**Work to complete:** Repeat only the lines below that run from the line with "Convert this chart to Altair code." to the line with "import pandas as pd", ends included; skip every picture.

**Task input:**
[START]
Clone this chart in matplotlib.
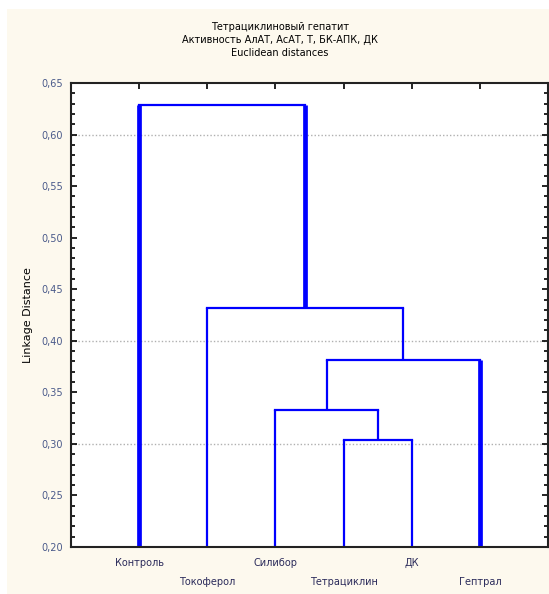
[END]
[START]
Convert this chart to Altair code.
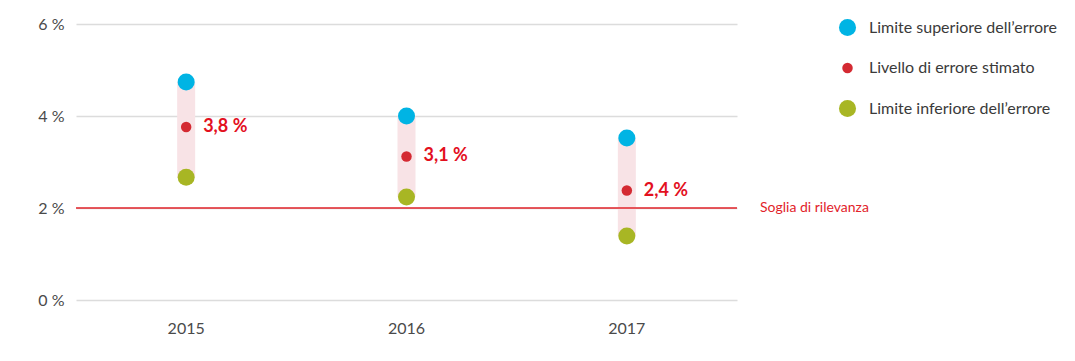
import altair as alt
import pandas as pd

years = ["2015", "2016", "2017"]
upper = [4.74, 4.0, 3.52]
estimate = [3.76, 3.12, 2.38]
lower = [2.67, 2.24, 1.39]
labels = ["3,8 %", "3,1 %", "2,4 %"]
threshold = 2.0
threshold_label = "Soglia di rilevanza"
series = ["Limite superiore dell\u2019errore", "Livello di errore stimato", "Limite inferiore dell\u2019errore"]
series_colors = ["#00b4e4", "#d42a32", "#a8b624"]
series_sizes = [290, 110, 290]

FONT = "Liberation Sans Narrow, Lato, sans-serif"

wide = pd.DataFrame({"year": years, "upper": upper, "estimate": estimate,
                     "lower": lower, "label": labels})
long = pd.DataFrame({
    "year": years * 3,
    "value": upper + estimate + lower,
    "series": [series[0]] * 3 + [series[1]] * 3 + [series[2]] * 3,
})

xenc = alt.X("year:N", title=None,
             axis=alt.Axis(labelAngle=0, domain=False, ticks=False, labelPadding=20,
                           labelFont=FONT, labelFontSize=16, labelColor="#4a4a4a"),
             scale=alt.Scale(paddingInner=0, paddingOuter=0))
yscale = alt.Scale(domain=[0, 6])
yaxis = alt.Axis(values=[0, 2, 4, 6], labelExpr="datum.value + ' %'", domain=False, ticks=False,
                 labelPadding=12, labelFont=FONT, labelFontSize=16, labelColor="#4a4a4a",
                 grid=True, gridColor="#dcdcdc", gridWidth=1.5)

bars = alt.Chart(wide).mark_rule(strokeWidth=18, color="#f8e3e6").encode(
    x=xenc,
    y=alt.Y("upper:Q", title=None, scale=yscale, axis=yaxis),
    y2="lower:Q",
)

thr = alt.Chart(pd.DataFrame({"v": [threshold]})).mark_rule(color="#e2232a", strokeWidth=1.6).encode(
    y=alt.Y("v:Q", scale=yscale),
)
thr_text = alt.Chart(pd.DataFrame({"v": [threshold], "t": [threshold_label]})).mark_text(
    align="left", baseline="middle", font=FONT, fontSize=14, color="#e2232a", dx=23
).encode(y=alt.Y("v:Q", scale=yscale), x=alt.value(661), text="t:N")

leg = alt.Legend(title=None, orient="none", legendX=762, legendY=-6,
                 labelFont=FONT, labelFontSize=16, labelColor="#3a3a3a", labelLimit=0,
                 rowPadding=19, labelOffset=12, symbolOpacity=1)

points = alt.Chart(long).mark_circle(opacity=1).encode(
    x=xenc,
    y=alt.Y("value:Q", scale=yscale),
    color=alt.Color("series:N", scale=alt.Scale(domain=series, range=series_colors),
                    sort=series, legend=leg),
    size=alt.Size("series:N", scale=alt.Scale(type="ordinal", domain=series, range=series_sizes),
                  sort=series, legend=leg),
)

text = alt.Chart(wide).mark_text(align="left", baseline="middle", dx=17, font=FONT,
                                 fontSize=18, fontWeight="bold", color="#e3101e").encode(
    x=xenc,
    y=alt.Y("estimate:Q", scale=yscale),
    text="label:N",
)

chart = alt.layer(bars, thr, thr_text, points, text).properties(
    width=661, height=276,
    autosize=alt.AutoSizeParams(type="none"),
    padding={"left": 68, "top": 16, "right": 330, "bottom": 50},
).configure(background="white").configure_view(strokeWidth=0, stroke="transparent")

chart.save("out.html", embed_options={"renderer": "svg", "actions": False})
[END]
**Full answer:**
Convert this chart to Altair code.
import altair as alt
import pandas as pd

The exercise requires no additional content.